Early on in Black Panther, when T'Challa returns to Wakanda to be crowned king, he runs into his sister, Shuri. They banter, as siblings do, and when Shuri needles T'Challa about his hesitation in an earlier battle, he asks her why she criticizes him despite his many successes.

"Just because something works," she replies smugly, "does not mean it cannot be improved."

By pretty much any measure, the Marvel Cinematic Universe works. The first 17 films in the saga have grossed more than $13 billion across the world, and all but two of them are certified "fresh" on Rotten Tomatoes. It might be the most fruitful franchise in cinematic history.

But as great as the MCU is, it can always stand to get better. And the most recent installment — Ryan Coogler's Black Panther, which opens Friday — has raised the standards for comic book blockbusters. No longer content with formulaic plots papered over by special effects, Marvel has made a true masterpiece: a complex, frank, moral and supremely entertaining superhero movie.

Like Spider-Man: Homecoming, this film doesn't waste much time on the hero's backstory, which was already laid out in Captain America: Civil War. A terrorist attack has claimed the life of T'Chaka, king of the fictional African nation Wakanda, and his grieving son T'Challa (Chadwick Boseman) has ascended to the throne. T'Challa has two identities — when he's not serving as king, he becomes the Black Panther, who dons an all-black, full-body suit of armor and relies on superhuman strength and cat-like instincts to protect Wakanda.

And T'Challa isn't the only one who leads a double life. Wakanda poses as a third-world country, isolated from trade and foreign aid, but in reality it's using the mineral vibranium to create advanced technology and futuristic cities. As the world faces a grave threat that T'Chaka bears some responsibility for, T'Challa must determine the path that he — and his nation — should take to fight it.

Of course, moral dilemmas are standard superhero movie fare. Many of the previous MCU installments — likely concerned with alienating viewers and hurting ticket sales — have charted a more centrist course on such issues, from Iron Man's omission of the comics' anti-imperialist message to Avengers: Age of Ultron's refusal to take a stand on militarism to  Spider-Man: Homecoming's sneering at economic populism.
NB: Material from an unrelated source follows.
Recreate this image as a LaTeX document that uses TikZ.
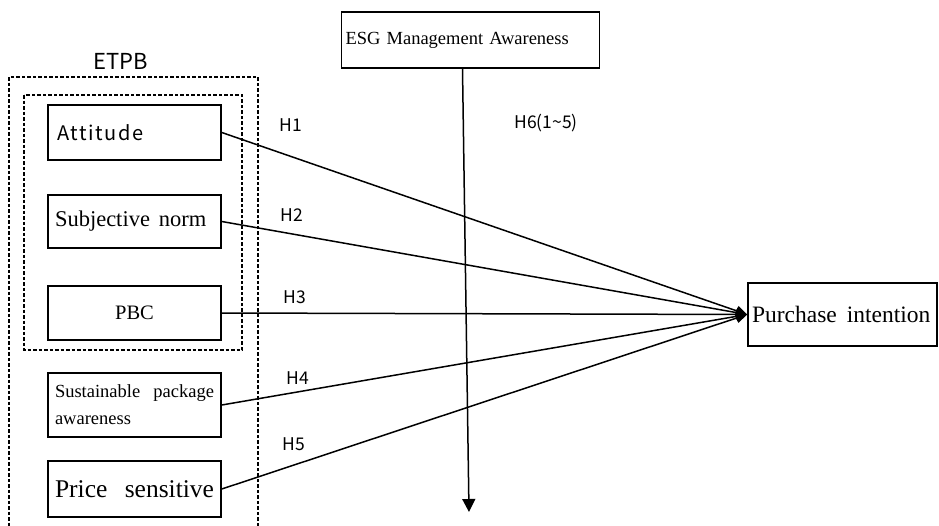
\documentclass[tikz,border=0pt]{standalone}
\usepackage{fontspec}
\setmainfont{Liberation Serif}
\newfontfamily\hsans{Noto Sans CJK KR}
\newfontfamily\hsanswide[LetterSpace=8]{Noto Sans CJK KR}
\usetikzlibrary{arrows.meta}
\begin{document}
\begin{tikzpicture}[x=1pt,y=-1pt,
  box/.style={draw,line width=1.6pt,text width=159pt,inner xsep=7pt,inner ysep=0pt,align=left},
  grp/.style={draw,line width=1.4pt,dash pattern=on 3.5pt off 2pt},
  path/.style={line width=1.5pt,-{Triangle[width=10pt,length=11pt]}},
  hlab/.style={font=\hsans\fontsize{17.5}{20}\selectfont,inner sep=0pt}]
\useasboundingbox (0,0) rectangle (939,525);
% construct groups
\draw[grp] (9,77) rectangle (258,540);
\draw[grp] (24,95) rectangle (242,350);
\node[font=\hsans\fontsize{22}{24}\selectfont,inner sep=0pt] (etpb) at (121,61) {ETPB};
% predictors
\node[box,minimum height=55pt,font=\hsanswide\fontsize{20}{22}\selectfont] (att) at (134.5,132.5)
  {\hspace*{2pt}Attitude};
\node[box,minimum height=53pt,font=\fontsize{22.5}{24}\selectfont] (sn) at (134.5,221.5)
  {Subjective\hspace{9pt}norm};
\node[box,minimum height=54pt,align=center,font=\fontsize{20.5}{22}\selectfont] (pbc) at (134.5,313)
  {PBC};
\node[box,minimum height=64pt,font=\fontsize{18.5}{27}\selectfont] (spa) at (134.5,405)
  {Sustainable\hfill package\hspace*{2pt}\\awareness};
\node[box,minimum height=56pt,font=\fontsize{25.5}{28}\selectfont] (ps) at (134.5,489)
  {Price\hfill sensitive\hspace*{3pt}};
% moderator and outcome
\node[box,text width=250pt,inner xsep=4pt,minimum height=56pt,font=\fontsize{18.5}{21}\selectfont] (esg) at (470.5,40)
  {ESG Management Awareness};
\node[box,text width=181pt,inner xsep=4pt,minimum height=63pt,align=left,font=\fontsize{23.5}{26}\selectfont] (pi) at (842.5,314.5)
  {Purchase\hspace{10pt}intention};
\coordinate (modend) at (469,512);
% paths
\draw[path] (att.east) -- (pi.west);
\draw[path] (sn.east) -- (pi.west);
\draw[path] (pbc.east) -- (pi.west);
\draw[path] (spa.east) -- (pi.west);
\draw[path] (ps.east) -- (pi.west);
\draw[line width=1.5pt,-{Triangle[width=13pt,length=13pt]}] ([xshift=-8pt]esg.south) -- (modend);
% hypothesis labels
\node[hlab] (h1) at (291,125) {H1};
\node[hlab] (h2) at (292,215) {H2};
\node[hlab] (h3) at (295,297) {H3};
\node[hlab] (h4) at (298,378) {H4};
\node[hlab] (h5) at (294,444) {H5};
\node[hlab] (h6) at (546,123) {H6(1\textasciitilde 5)};
\end{tikzpicture}
\end{document}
But where its predecessors wavered, Black Panther is unafraid to take a stand. The film outright condemns mass incarceration, the war on drugs and other powerful forces that are subjugating black Americans. It recognizes the brutality and injustice of conquest, whether European colonialism or a violent response to it. And ultimately, it endorses diplomacy over violence — a refreshing departure from the war porn that has long defined superhero cinema.

The movie isn't some preachy after-school special, either. Black Panther has some situational comedy (when T'Challa runs into his former flame Nakia in the heat of battle, he forgets where he is and lets out a nervous "hi" that nearly gets him killed), some dark humor (CIA agent Everett Ross startles Shuri, and she exclaims, "Don't scare me like that, colonizer!") and some dank memes for good measure (I'm hoping this won't be the last MCU movie to incorporate a "WHAT ARE THOSE?" joke). Like Thor: Ragnarok, this flick doesn't take itself too seriously; Coogler mixes in enough comic relief to keep you interested.

Parts of Black Panther are predictable — the plot has shades of 2011's Thor (an outsider threatens, but the true enemy comes from within), as well as 2016's presidential election (trust me, you'll understand when you see it). You can probably guess that there will be a huge battle in the third act, and you can also probably guess who will win that battle. This doesn't really detract from the movie, though; you'll still find yourself invested in the characters, hopeful they'll make the right decisions and satisfied when they do.

Black Panther is about as well-rounded a superhero movie as you'll ever see. With Avengers: Infinity War set to hit theaters in a few months, the MCU isn't anywhere near done, and if the next installments embrace Shuri's attitude and continue to strive for improvement, they'll be even better.